Your objective
How many lines of these entries include the string "this"? State the number alone.

Data records

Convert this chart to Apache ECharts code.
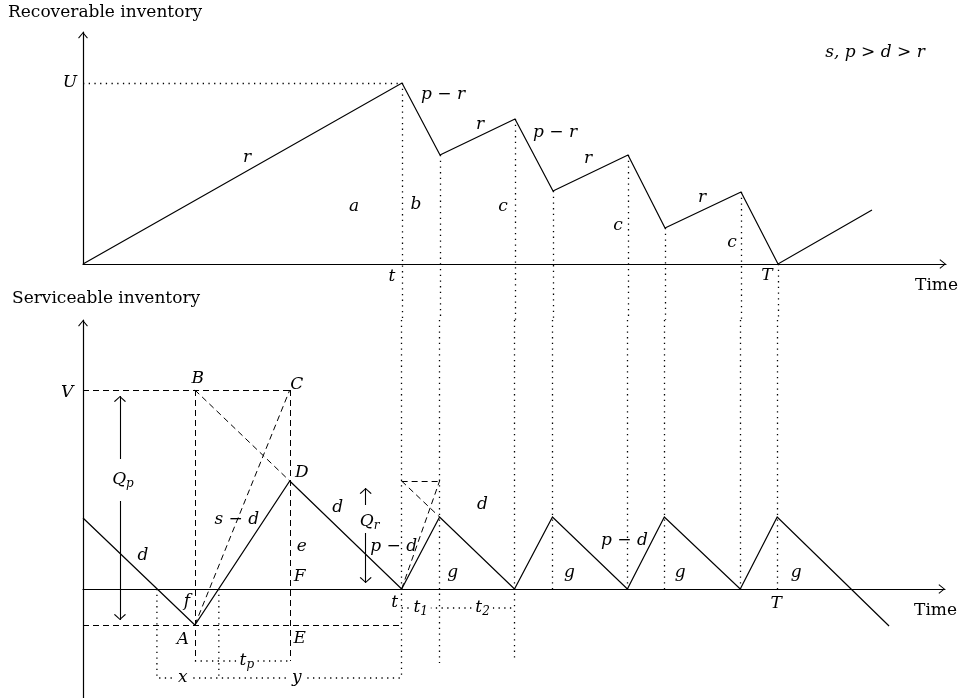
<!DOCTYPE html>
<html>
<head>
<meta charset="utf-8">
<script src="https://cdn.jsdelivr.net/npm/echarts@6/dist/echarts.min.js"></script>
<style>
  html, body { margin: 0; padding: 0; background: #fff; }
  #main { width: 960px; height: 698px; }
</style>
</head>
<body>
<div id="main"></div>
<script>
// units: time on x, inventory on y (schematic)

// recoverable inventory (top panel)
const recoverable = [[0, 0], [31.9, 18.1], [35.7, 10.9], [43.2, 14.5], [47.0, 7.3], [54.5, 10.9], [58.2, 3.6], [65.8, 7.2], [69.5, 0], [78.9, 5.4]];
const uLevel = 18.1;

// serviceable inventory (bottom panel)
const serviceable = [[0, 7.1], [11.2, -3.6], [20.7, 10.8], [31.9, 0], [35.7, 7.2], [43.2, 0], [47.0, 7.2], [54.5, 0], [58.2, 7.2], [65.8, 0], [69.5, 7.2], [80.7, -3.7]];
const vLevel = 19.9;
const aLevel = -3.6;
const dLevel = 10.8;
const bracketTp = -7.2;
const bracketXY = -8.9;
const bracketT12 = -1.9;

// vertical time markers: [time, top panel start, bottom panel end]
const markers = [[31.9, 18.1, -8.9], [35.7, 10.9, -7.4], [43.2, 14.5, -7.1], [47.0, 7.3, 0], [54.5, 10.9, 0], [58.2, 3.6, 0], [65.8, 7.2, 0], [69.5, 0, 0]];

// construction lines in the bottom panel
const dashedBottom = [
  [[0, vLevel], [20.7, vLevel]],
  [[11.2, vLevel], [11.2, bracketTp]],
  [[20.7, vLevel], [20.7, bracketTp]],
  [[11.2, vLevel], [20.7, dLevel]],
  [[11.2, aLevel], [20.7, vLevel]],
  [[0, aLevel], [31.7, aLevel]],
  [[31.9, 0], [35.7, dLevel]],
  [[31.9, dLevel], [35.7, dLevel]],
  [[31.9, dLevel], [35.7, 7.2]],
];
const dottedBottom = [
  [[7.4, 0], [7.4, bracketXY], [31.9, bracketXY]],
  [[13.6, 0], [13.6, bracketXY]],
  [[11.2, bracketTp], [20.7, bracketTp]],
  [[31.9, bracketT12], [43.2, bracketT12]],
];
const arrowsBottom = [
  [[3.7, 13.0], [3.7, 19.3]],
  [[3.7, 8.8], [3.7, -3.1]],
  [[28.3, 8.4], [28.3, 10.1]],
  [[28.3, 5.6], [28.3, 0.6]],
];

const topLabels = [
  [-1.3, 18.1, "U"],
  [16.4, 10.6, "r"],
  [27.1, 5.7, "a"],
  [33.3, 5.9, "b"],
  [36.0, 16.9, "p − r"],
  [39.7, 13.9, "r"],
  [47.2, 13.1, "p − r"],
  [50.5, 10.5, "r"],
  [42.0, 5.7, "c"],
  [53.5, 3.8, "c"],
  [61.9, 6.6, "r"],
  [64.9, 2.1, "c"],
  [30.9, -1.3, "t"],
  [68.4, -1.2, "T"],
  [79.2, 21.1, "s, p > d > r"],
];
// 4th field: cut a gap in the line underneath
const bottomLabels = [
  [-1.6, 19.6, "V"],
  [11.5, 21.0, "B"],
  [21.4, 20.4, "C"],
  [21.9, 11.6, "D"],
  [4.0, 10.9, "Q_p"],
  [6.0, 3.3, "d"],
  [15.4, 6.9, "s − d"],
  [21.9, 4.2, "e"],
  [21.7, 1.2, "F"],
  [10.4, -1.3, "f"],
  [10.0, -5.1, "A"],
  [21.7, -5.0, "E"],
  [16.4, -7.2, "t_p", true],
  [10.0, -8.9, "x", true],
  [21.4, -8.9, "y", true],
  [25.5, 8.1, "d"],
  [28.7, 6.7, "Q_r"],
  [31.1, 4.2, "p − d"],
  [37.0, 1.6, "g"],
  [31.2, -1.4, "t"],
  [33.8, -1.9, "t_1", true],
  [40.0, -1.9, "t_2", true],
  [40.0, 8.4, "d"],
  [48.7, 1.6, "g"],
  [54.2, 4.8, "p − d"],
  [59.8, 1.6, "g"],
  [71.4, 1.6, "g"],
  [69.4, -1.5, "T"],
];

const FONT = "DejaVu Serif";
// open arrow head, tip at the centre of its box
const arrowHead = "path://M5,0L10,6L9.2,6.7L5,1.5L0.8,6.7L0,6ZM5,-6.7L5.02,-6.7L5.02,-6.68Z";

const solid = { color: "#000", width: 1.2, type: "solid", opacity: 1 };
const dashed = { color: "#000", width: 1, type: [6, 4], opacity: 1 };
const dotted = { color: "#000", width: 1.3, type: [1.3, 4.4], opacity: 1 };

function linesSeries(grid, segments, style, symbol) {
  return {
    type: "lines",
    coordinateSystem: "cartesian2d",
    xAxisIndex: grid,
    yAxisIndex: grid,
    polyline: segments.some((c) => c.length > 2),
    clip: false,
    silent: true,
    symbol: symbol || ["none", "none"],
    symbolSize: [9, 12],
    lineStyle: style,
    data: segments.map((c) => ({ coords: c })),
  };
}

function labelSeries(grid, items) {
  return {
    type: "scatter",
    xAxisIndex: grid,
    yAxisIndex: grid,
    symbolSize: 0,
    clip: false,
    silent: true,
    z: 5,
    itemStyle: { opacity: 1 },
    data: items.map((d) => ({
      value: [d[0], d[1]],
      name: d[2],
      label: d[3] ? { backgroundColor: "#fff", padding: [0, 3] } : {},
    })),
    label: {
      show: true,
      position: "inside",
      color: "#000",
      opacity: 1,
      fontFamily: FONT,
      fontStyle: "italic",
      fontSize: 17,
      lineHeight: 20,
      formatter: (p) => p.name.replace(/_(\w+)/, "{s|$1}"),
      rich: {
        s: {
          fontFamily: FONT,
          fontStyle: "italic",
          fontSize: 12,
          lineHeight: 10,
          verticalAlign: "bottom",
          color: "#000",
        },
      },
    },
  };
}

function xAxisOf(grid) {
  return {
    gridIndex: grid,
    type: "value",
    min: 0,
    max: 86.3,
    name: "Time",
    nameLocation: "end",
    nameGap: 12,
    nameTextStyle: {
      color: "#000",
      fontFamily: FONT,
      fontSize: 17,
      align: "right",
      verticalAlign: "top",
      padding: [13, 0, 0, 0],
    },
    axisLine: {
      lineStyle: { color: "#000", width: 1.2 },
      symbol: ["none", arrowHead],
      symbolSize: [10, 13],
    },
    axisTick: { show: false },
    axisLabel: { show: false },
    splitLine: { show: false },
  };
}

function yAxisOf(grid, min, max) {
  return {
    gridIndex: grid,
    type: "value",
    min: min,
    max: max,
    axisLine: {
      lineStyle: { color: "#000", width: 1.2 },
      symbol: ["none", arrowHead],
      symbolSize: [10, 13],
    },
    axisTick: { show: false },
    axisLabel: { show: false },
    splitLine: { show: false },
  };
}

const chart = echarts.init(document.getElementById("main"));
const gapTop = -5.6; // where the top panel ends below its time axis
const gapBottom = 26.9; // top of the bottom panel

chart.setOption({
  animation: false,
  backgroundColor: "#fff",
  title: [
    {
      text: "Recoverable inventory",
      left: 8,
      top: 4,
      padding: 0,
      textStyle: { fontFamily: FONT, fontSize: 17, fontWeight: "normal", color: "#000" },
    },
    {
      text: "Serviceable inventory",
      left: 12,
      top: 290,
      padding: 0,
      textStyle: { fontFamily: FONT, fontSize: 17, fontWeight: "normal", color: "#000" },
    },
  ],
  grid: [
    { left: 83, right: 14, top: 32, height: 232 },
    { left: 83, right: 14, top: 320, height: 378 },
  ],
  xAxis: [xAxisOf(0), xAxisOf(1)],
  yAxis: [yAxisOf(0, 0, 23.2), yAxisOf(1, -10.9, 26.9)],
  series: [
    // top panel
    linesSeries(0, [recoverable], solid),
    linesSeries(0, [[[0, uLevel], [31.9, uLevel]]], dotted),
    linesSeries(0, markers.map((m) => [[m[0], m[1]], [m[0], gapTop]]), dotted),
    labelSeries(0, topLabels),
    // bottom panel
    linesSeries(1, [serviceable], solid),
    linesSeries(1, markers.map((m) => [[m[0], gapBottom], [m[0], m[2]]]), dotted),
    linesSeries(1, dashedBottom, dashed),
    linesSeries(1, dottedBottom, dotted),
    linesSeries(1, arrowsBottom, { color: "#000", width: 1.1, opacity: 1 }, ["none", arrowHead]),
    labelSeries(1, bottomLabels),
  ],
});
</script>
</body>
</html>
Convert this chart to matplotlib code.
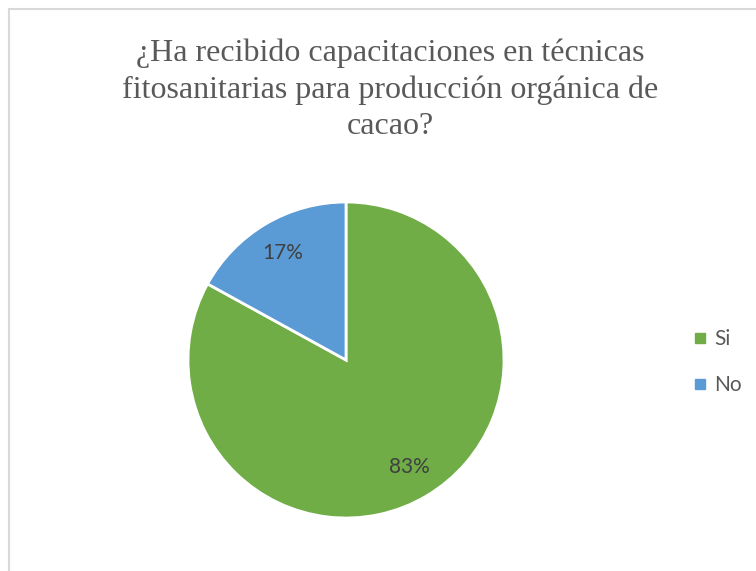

Finished answer
2